Douglas won a Best Actor Oscar in 1988 for his work in “Wall Street” as Gordon Gekko, a cynical, steel-hearted investment banker who was nothing less than greed personified. In “The War of the Roses” — perhaps the most bitter comedy about divorce ever made — he and Kathleen Turner played warring spouses whose hatred for each other was so intense, they killed each other.

In the controversial “Falling Down,” Douglas gave voice to disenfranchised middle-class rage, playing a besieged man who snaps under the cacophony of modern society and stalks off on a rampage through Los Angeles, packing heavy artillery. And in last fall’s “The Game,” Douglas starred as a powerful businessman so bitter and alienated, he had no one to turn to for help when it seemed like he had been marked for murder.

Douglas dives into these characters unapologetically. He doesn’t worry about the effects such cretins may have on his off-screen persona, because he’s kept that persona purposely vague.

“I don’t think people have been able to label me,” he says. “I’ve been able to maintain a degree of privacy in my personal life, so (the public) can’t really pinpoint who you are. And I always serve the movie, rather than try to turn it into a star vehicle to perpetuate whatever my image is. I let the movie be the star, because I learned early on it doesn’t matter how good I am. Unless the movie’s good, no one’s going to go see it.”

Smoking Marlboro Lights in a Manhattan hotel suite, clad in a black leather jacket, dress shirt and slacks, Douglas, 53, looks more like a well-heeled accountant than the worldwide box-office draw that he is. He has his famous father Kirk’s defiant jaw line and cleft chin. But there’s still an Everyman quality to Douglas. He’s an unlikely movie star.

For a while, he almost didn’t become one. After floundering for several years on the TV series “The Streets of San Francisco,” Douglas tried his hand at producing. The result, “One Flew Over the Cuckoo’s Nest,” won five Academy Awards in 1976, including Best Picture. That film’s success led to some big acting roles — “Coma,” “It’s My Turn,” “Running” — none of which left an impression.

Douglas appeared in the uncannily prescient “The China Syndrome” in 1979, which he also produced. But it was a supporting role in a movie dominated by Jane Fonda and Jack Lemmon. Hollywood had so little confidence in Douglas as an actor, he was not allowed to play the lead in “Starman,” a movie he produced (the role went to Jeff Bridges, who earned an Oscar nomination for it).

It wasn’t until the back-to-back box-office hits ” Romancing the Stone” (1984) and “The Jewel of the Nile” (1985) that Douglas became a bankable name. But the movies he’s made since then haven’t always been such sure things. He’s portrayed straight-arrow types — “The American President,” “The Ghost and the Darkness,” “Shining Through” — but those have also been his least interesting films.

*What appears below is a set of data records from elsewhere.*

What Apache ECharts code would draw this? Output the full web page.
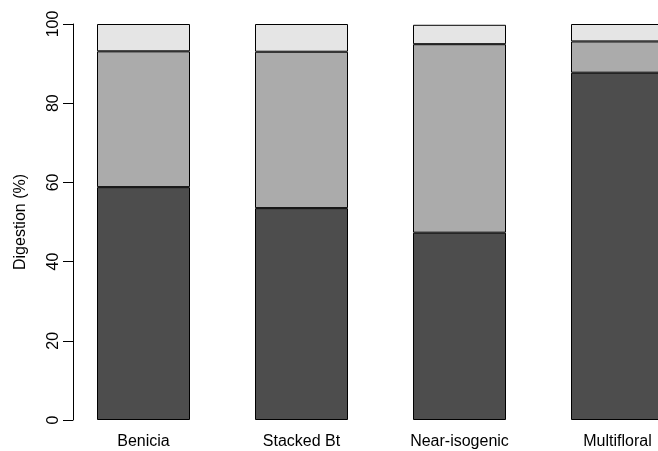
<!DOCTYPE html>
<html>
<head>
<meta charset="utf-8">
<script src="https://cdn.jsdelivr.net/npm/echarts@6/dist/echarts.min.js"></script>
<style>
  html, body { margin: 0; padding: 0; background: #fff; }
  #chart { width: 658px; height: 451px; }
</style>
</head>
<body>
<div id="chart"></div>
<script>
// Varieties along the x axis
const categories = ['Benicia', 'Stacked Bt', 'Near-isogenic', 'Multifloral'];

// Stacked digestion fractions (%), bottom to top
const digested = [58.8, 53.5, 47.3, 87.7];
const partial = [34.3, 39.5, 47.6, 7.9];
const remaining = [6.9, 7.0, 4.9, 4.4];

// Y axis ticks
const yTicks = [0, 20, 40, 60, 80, 100];

const FONT = '"Liberation Sans", Arial, Helvetica, sans-serif';

const chart = echarts.init(document.getElementById('chart'), null, { renderer: 'canvas' });

function seg(name, data, color) {
  return {
    name: name,
    type: 'bar',
    stack: 'total',
    data: data,
    barWidth: 93,
    itemStyle: { color: color, borderColor: '#000', borderWidth: 1 },
    emphasis: { disabled: true },
    silent: true
  };
}

chart.setOption({
  animation: false,
  backgroundColor: '#fff',
  grid: {
    left: 64.5, top: 24, width: 632, height: 396,
    containLabel: false, outerBoundsMode: 'none'
  },
  xAxis: {
    type: 'category',
    data: categories,
    boundaryGap: true,
    axisLine: { show: false },
    axisTick: { show: false },
    axisLabel: { color: '#000', fontSize: 16, fontFamily: FONT, margin: 14, interval: 0 }
  },
  yAxis: {
    type: 'value',
    min: yTicks[0],
    max: yTicks[yTicks.length - 1],
    interval: yTicks[1] - yTicks[0],
    offset: -8.5,
    axisLine: { show: true, lineStyle: { color: '#000', width: 1 } },
    axisTick: { show: true, length: 10, lineStyle: { color: '#000', width: 1 } },
    splitLine: { show: false },
    axisLabel: { color: '#000', fontSize: 16, fontFamily: FONT, rotate: 90, margin: 11 }
  },
  graphic: [{
    type: 'text',
    x: 21, y: 222,
    rotation: Math.PI / 2,
    style: {
      text: 'Digestion (%)',
      fill: '#000',
      font: '16px ' + FONT,
      align: 'center',
      verticalAlign: 'middle'
    }
  }],
  series: [
    seg('Digested', digested, '#4d4d4d'),
    seg('Partial', partial, '#ababab'),
    seg('Remaining', remaining, '#e5e5e5')
  ]
});
</script>
</body>
</html>
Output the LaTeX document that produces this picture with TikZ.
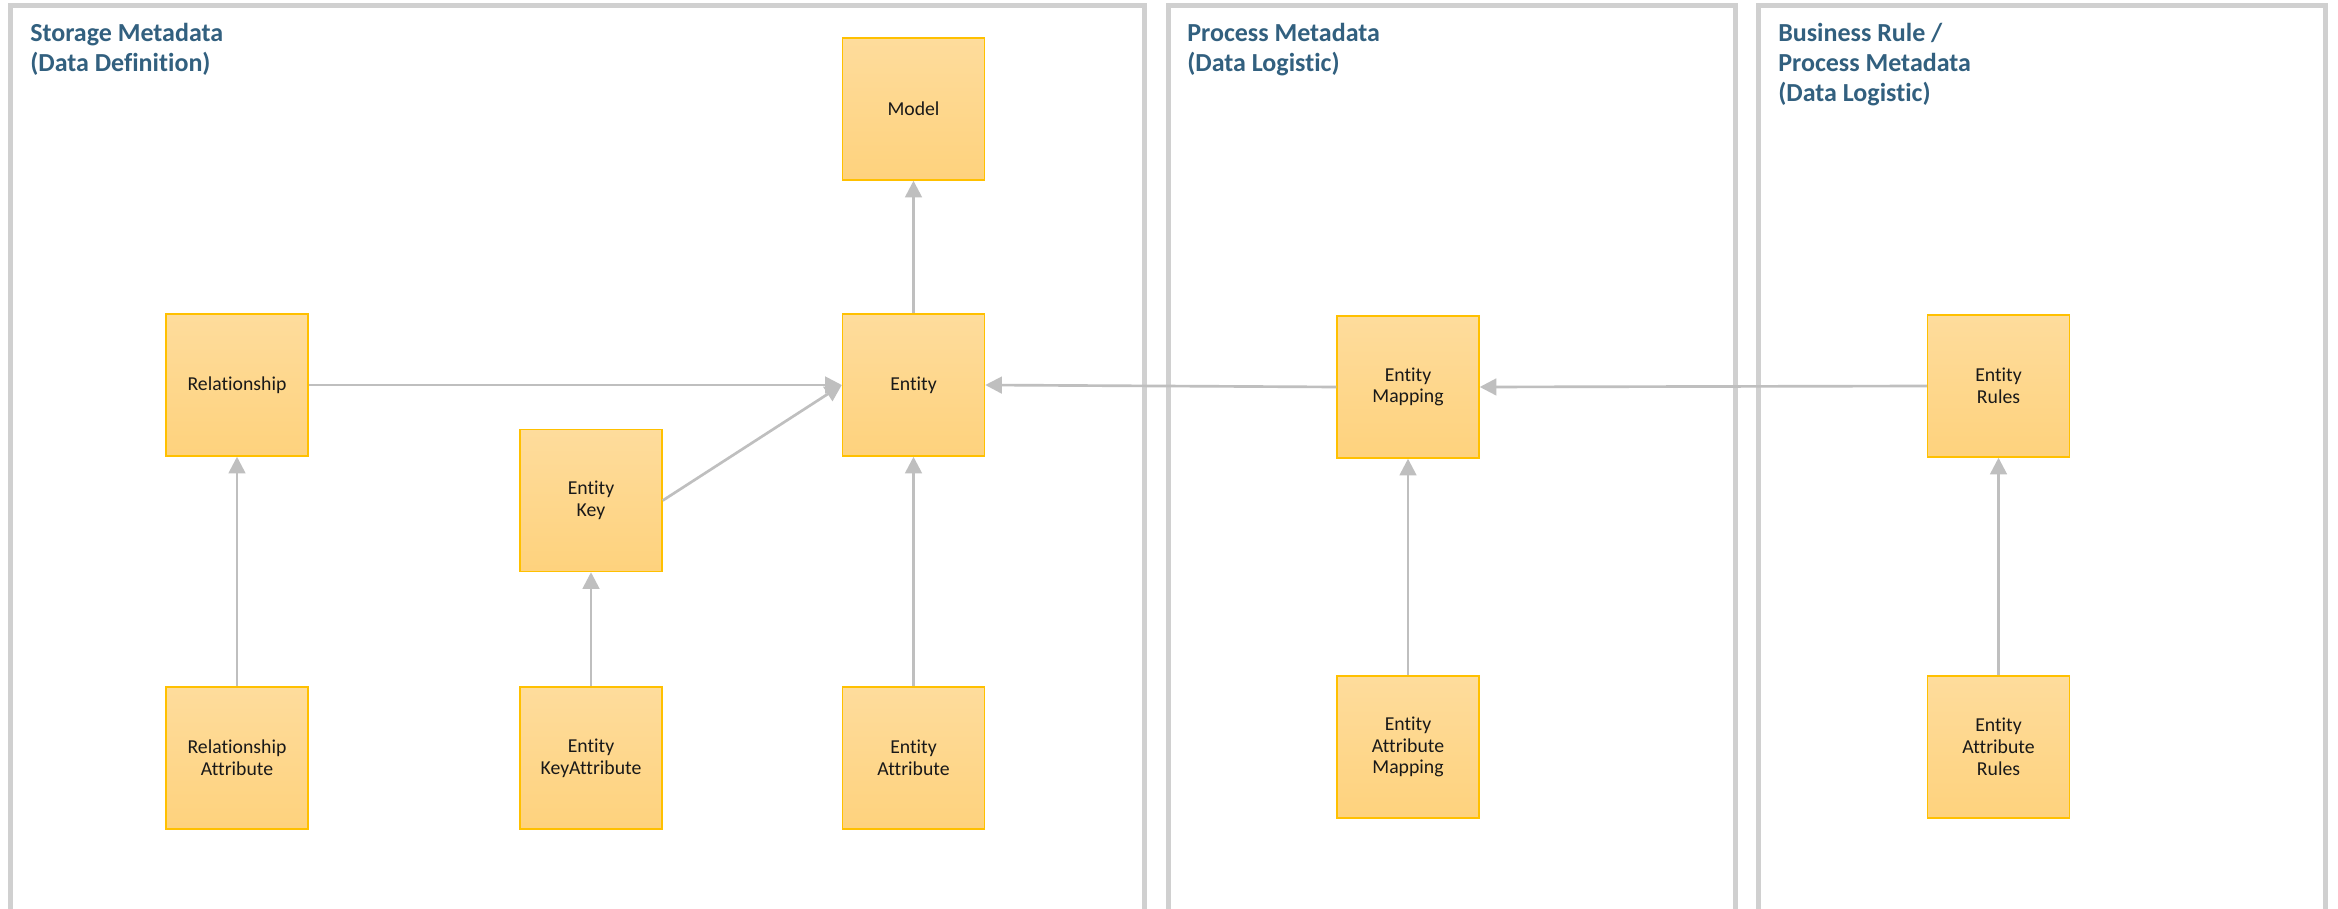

Douglas has fared better in more ambivalent territory, like “Fatal Attraction,” in which he cheated on his loving wife — and still managed to retain the audience’s sympathies when the one-night stand turned into a nightmare.

In the controversial “Basic Instinct,” Douglas starred as a violence-prone cop who lived happily ever after with an ice-pick-wielding killer (notoriously played by Sharon Stone). And in “Disclosure,” where the issue of sexual harassment was turned on its head, Douglas played a businessman victimized by his dragon-lady boss (Demi Moore).

The thematic similarities of those roles — average guy preyed upon by sexually carnivorous, independent women — led to Douglas being labeled the “Indiana Jones of the men’s movement,” a label that still lingers today.

“I get rapped about that all the time,” Douglas says. “But I’m tired of women using sexual politics as a defense mechanism. I’m not against women, but I am in defense of men. The women’s movement brought about some wonderful things, like equality in the workplace. But it also created an ideal most women could not possibly fulfill: the idea that you could have a successful career, be a successful mother, a successful wife and a successful homemaker. You can’t do it all — nobody can — and there’s a disillusionment that comes with that.

“For a long time, guys felt a little lost as to what their part in all this was. Men suddenly realized a woman could be artificially inseminated, she could have a baby on her own, she could satisfy herself — well, we both can, to some extent. Women are more ingrained with the Earth — they have cycles like the moon — whereas guys only identify themselves through their work. I think I’ve just been supportive of a generation of men that became lost in how they saw their role in life. It’s kind of changed now, though.”